In 1994, Tuvalu's currency situation was fundamentally defined by its use of the Australian dollar as its sole legal tender. This arrangement, established at independence in 1978, meant Tuvalu had no independent monetary policy or central bank. The Australian dollar provided crucial stability, insulating the small, remote island nation from inflation and exchange rate volatility, which was vital for an economy heavily reliant on imports and foreign aid. However, this also meant Tuvalu's monetary conditions were entirely determined by the Reserve Bank of Australia's policies, which were tailored for a large, developed economy rather than the specific needs of a microstate.
Alongside the Australian dollar, Tuvalu continued to mint and circulate its own non-circulating commemorative coinage, primarily for the collector market. More notably, it issued special, low-denomination
Tuvaluan dollar coins (1, 2, 5, 10, 20, 50 cents, and 1 dollar). These coins were pegged at par to the Australian dollar and were legal tender within Tuvalu, but they physically circulated alongside their Australian counterparts. Their purpose was partly practical for small transactions and, more importantly, symbolic—fostering a sense of national identity through currency, even while the actual monetary system was Australian.

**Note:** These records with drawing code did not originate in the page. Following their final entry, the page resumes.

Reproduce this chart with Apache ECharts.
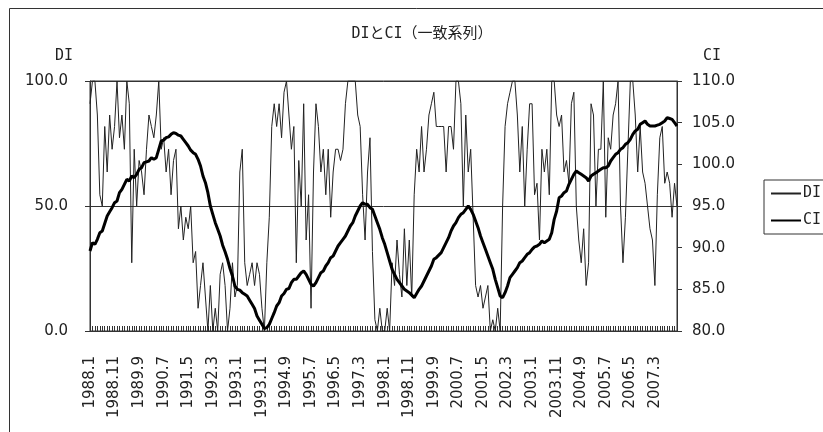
<!DOCTYPE html>
<html><head><meta charset="utf-8">
<script src="https://cdn.jsdelivr.net/npm/echarts@6/dist/echarts.min.js"></script>
<style>html,body{margin:0;padding:0;background:#fff}#c{width:823px;height:432px}</style>
</head><body><div id="c"></div>
<script>
const startYear = 1988, endYear = 2007;
const categories = [];
for (let y = startYear; y <= endYear; y++) for (let m = 1; m <= 12; m++) categories.push(y + '.' + m);

const diValues = [
  90.9, 100, 100, 86.4, 54.5, 50, 81.8, 63.6, 86.4, 72.7, 81.8, 100,
  77.3, 86.4, 72.7, 100, 90.9, 27.3, 72.7, 50, 68.2, 63.6, 54.5, 72.7,
  86.4, 81.8, 77.3, 86.4, 100, 72.7, 77.3, 63.6, 72.7, 54.5, 68.2, 72.7,
  40.9, 50, 36.4, 45.5, 40.9, 50, 27.3, 31.8, 9.1, 18.2, 27.3, 13.6,
  0, 18.2, 0, 9.1, 0, 22.7, 27.3, 18.2, 0, 9.1, 27.3, 13.6,
  18.2, 63.6, 72.7, 27.3, 18.2, 22.7, 27.3, 18.2, 27.3, 22.7, 9.1, 0,
  27.3, 45.5, 81.8, 90.9, 81.8, 90.9, 77.3, 95.5, 100, 86.4, 72.7, 81.8,
  27.3, 68.2, 50, 90.9, 36.4, 54.5, 9.1, 63.6, 90.9, 81.8, 63.6, 72.7,
  54.5, 72.7, 45.5, 63.6, 72.7, 72.7, 68.2, 72.7, 90.9, 100, 100, 100,
  100, 86.4, 81.8, 54.5, 36.4, 63.6, 77.3, 31.8, 4.5, 0, 9.1, 0,
  0, 9.1, 0, 27.3, 18.2, 36.4, 22.7, 13.6, 40.9, 18.2, 36.4, 13.6,
  54.5, 72.7, 63.6, 81.8, 63.6, 72.7, 86.4, 90.9, 95.5, 81.8, 81.8, 81.8,
  81.8, 63.6, 81.8, 81.8, 72.7, 100, 100, 90.9, 50, 86.4, 63.6, 72.7,
  45.5, 18.2, 13.6, 18.2, 9.1, 13.6, 18.2, 0, 4.5, 0, 9.1, 0,
  50, 81.8, 90.9, 95.5, 100, 100, 86.4, 63.6, 81.8, 50, 72.7, 90.9,
  90.9, 54.5, 59.1, 36.4, 72.7, 63.6, 72.7, 54.5, 100, 100, 86.4, 81.8,
  86.4, 63.6, 68.2, 59.1, 90.9, 95.5, 50, 36.4, 27.3, 40.9, 18.2, 27.3,
  90.9, 86.4, 50, 72.7, 72.7, 100, 45.5, 77.3, 72.7, 86.4, 90.9, 100,
  50, 27.3, 45.5, 72.7, 100, 100, 86.4, 63.6, 81.8, 63.6, 59.1, 50,
  40.9, 36.4, 18.2, 54.5, 77.3, 81.8, 59.1, 63.6, 59.1, 45.5, 59.1, 50
];

const ciValues = [
  89.6, 90.6, 90.4, 91.0, 91.8, 92.0, 92.9, 93.8, 94.3, 94.8, 95.4, 95.6,
  96.6, 97.0, 97.6, 98.2, 98.0, 98.6, 98.4, 98.8, 99.4, 99.6, 100.2, 100.3,
  100.4, 100.8, 100.6, 100.8, 101.8, 102.8, 102.9, 103.2, 103.3, 103.6, 103.8, 103.7,
  103.5, 103.4, 103.0, 102.6, 102.2, 101.7, 101.4, 101.2, 100.6, 99.8, 98.6, 97.8,
  96.6, 95.0, 94.0, 93.0, 92.2, 91.4, 90.3, 89.5, 88.6, 87.5, 86.6, 85.4,
  85.0, 84.9, 84.6, 84.4, 84.2, 83.7, 83.2, 82.7, 81.8, 81.3, 80.8, 80.3,
  80.4, 80.8, 81.5, 82.2, 83.0, 83.4, 84.2, 84.5, 85.0, 85.1, 85.8, 86.2,
  86.2, 86.6, 87.0, 87.2, 86.8, 86.2, 85.6, 85.4, 85.8, 86.4, 87.0, 87.2,
  87.8, 88.2, 88.8, 89.0, 89.6, 90.2, 90.6, 91.0, 91.4, 92.0, 92.6, 93.0,
  93.8, 94.4, 95.0, 95.4, 95.2, 95.2, 94.8, 94.6, 93.8, 93.0, 92.2, 91.2,
  90.4, 89.4, 88.4, 87.4, 86.8, 86.2, 85.8, 85.4, 85.0, 84.8, 84.6, 84.3,
  84.0, 84.5, 85.0, 85.4, 86.0, 86.6, 87.2, 87.8, 88.6, 88.8, 89.1, 89.4,
  90.0, 90.6, 91.2, 92.0, 92.6, 93.0, 93.6, 94.0, 94.2, 94.6, 95.0, 94.6,
  94.0, 93.2, 92.4, 91.4, 90.6, 89.8, 89.0, 88.2, 87.4, 86.2, 85.2, 84.2,
  84.0, 84.6, 85.4, 86.4, 86.8, 87.2, 87.6, 88.2, 88.4, 88.8, 89.2, 89.4,
  89.8, 90.1, 90.2, 90.4, 90.8, 90.6, 90.8, 91.0, 91.8, 93.4, 94.4, 96.0,
  96.2, 96.6, 96.8, 97.6, 98.2, 98.8, 99.2, 99.0, 98.8, 98.6, 98.4, 98.0,
  98.6, 98.8, 99.0, 99.2, 99.4, 99.6, 99.6, 99.8, 100.4, 100.8, 101.2, 101.4,
  101.8, 102.0, 102.4, 102.6, 103.0, 103.6, 104.0, 104.2, 104.8, 105.0, 105.2, 104.8,
  104.6, 104.6, 104.6, 104.7, 104.8, 105.0, 105.2, 105.6, 105.5, 105.4, 105.0, 104.6
];

const seriesNames = ['DI', 'CI'];
const chartTitle = 'DIとCI（一致系列）';
const monoCjk = "'DejaVu Sans Mono','Noto Sans CJK JP',monospace";
const numFont = "'DejaVu Sans',sans-serif";
const ink = '#222';

const chart = echarts.init(document.getElementById('c'), null, {renderer: 'canvas'});
chart.setOption({
  animation: false,
  backgroundColor: '#fff',
  graphic: [{
    type: 'rect', silent: true, z: -1,
    shape: {x: 9.5, y: 8.5, width: 900, height: 500},
    style: {fill: 'none', stroke: '#333', lineWidth: 1}
  }],
  title: [
    {text: chartTitle, left: 422, top: 27, textAlign: 'center', padding: 0,
     textStyle: {fontFamily: monoCjk, fontSize: 15, fontWeight: 'normal', color: ink}},
    {text: 'DI', left: 55, top: 49, padding: 0,
     textStyle: {fontFamily: monoCjk, fontSize: 15, fontWeight: 'normal', color: ink}},
    {text: 'CI', left: 703, top: 49, padding: 0,
     textStyle: {fontFamily: monoCjk, fontSize: 15, fontWeight: 'normal', color: ink}}
  ],
  legend: {
    orient: 'vertical', left: 764, top: 180,
    data: seriesNames,
    borderColor: '#333', borderWidth: 1, borderRadius: 0,
    padding: [6, 20, 6, 6],
    itemWidth: 30, itemHeight: 14, itemGap: 12,
    itemStyle: {opacity: 0},
    textStyle: {fontFamily: monoCjk, fontSize: 15, color: ink, padding: [0, 0, 0, -3]}
  },
  grid: {left: 90, right: 146, top: 81, bottom: 101, show: true, borderColor: '#333', borderWidth: 1},
  xAxis: {
    type: 'category', data: categories, boundaryGap: false,
    axisLine: {lineStyle: {color: '#333'}},
    axisTick: {inside: true, interval: 0, length: 5, lineStyle: {color: '#333'}},
    axisLabel: {interval: 9, rotate: 90, margin: 25, fontSize: 15, fontFamily: numFont, color: ink},
    splitLine: {show: false}
  },
  yAxis: [
    {type: 'value', min: 0, max: 100, interval: 50, position: 'left',
     axisLine: {show: true, lineStyle: {color: '#333'}},
     axisTick: {show: true, length: 5, lineStyle: {color: '#333'}},
     axisLabel: {margin: 22, fontSize: 15, fontFamily: numFont, color: ink, formatter: v => v.toFixed(1)},
     splitLine: {show: true, lineStyle: {color: '#333', width: 1}}},
    {type: 'value', min: 80, max: 110, interval: 5, position: 'right',
     axisLine: {show: true, lineStyle: {color: '#333'}},
     axisTick: {show: true, length: 5, lineStyle: {color: '#333'}},
     axisLabel: {margin: 15, fontSize: 15, fontFamily: numFont, color: ink, formatter: v => v.toFixed(1)},
     splitLine: {show: false}}
  ],
  series: [
    {name: seriesNames[0], type: 'line', yAxisIndex: 0, data: diValues, symbol: 'none',
     lineStyle: {width: 1, color: '#222'}, itemStyle: {color: '#222'}, z: 2},
    {name: seriesNames[1], type: 'line', yAxisIndex: 1, data: ciValues, symbol: 'none',
     lineStyle: {width: 3, color: '#000'}, itemStyle: {color: '#000'}, z: 3}
  ]
});
</script></body></html>
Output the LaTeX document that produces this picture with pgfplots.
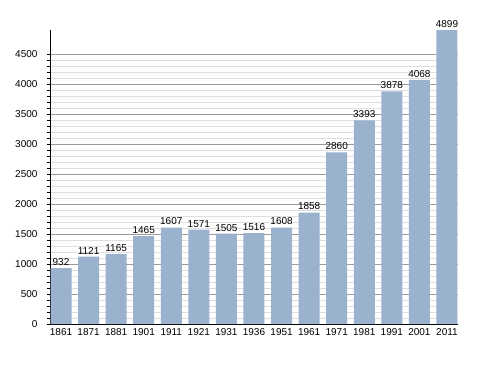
\documentclass[border=0pt]{standalone}
\usepackage{fontspec}
\setmainfont{Liberation Sans}
\usepackage{pgfplots}
\pgfplotsset{compat=1.18}
\definecolor{barc}{RGB}{154,178,206}
\definecolor{majg}{RGB}{155,155,155}
\definecolor{ming}{RGB}{222,222,222}
\begin{document}
\begin{tikzpicture}[x=1pt,y=1pt]
\path[use as bounding box] (0,0) rectangle (488,373);
\begin{axis}[
  at={(50pt,49pt)}, anchor=south west,
  scale only axis, width=408pt, height=294pt,
  xmin=-0.4, xmax=14.4, ymin=0, ymax=4900,
  axis x line*=bottom, axis y line*=left,
  axis line style={black, line width=0.8pt},
  xtick={0,...,14},
  xticklabels={1861,1871,1881,1901,1911,1921,1931,1936,1951,1961,1971,1981,1991,2001,2011},
  x tick style={draw=none},
  ytick={0,500,...,4500},
  minor y tick num=4,
  y tick style={black, line width=0.6pt},
  tick align=outside,
  major tick length=3pt, minor tick length=3pt,
  ymajorgrids, yminorgrids,
  major grid style={majg, line width=0.6pt},
  minor grid style={ming, line width=0.6pt},
  tick label style={font=\fontsize{10}{12}\selectfont},
  /pgf/number format/assume math mode=true,
  /pgf/number format/1000 sep={},
  yticklabel style={xshift=-6pt},
  xticklabel style={yshift=2pt},
  ybar, bar width=21pt,
  nodes near coords,
  every node near coord/.append style={font=\fontsize{10}{12}\selectfont, black, yshift=-1pt},
  clip=false,
]
\addplot[fill=barc, draw=none] coordinates {
(0,932) (1,1121) (2,1165) (3,1465) (4,1607) (5,1571) (6,1505) (7,1516)
(8,1608) (9,1858) (10,2860) (11,3393) (12,3878) (13,4068) (14,4899)};
\end{axis}
\end{tikzpicture}
\end{document}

The year 1994 fell within a period of economic challenge for Tuvalu. Primary revenue sources were modest, relying on the "Tuvalu Trust Fund" (established in 1987 with international aid), fishing licence fees, and remittances. The fixed currency link to Australia provided a stable financial foundation during this time, but it also highlighted Tuvalu's constrained economic sovereignty and vulnerability to external shocks. There was no serious discussion of abandoning the Australian dollar, as the benefits of stability and credibility far outweighed the drawbacks for the nation's fragile economy.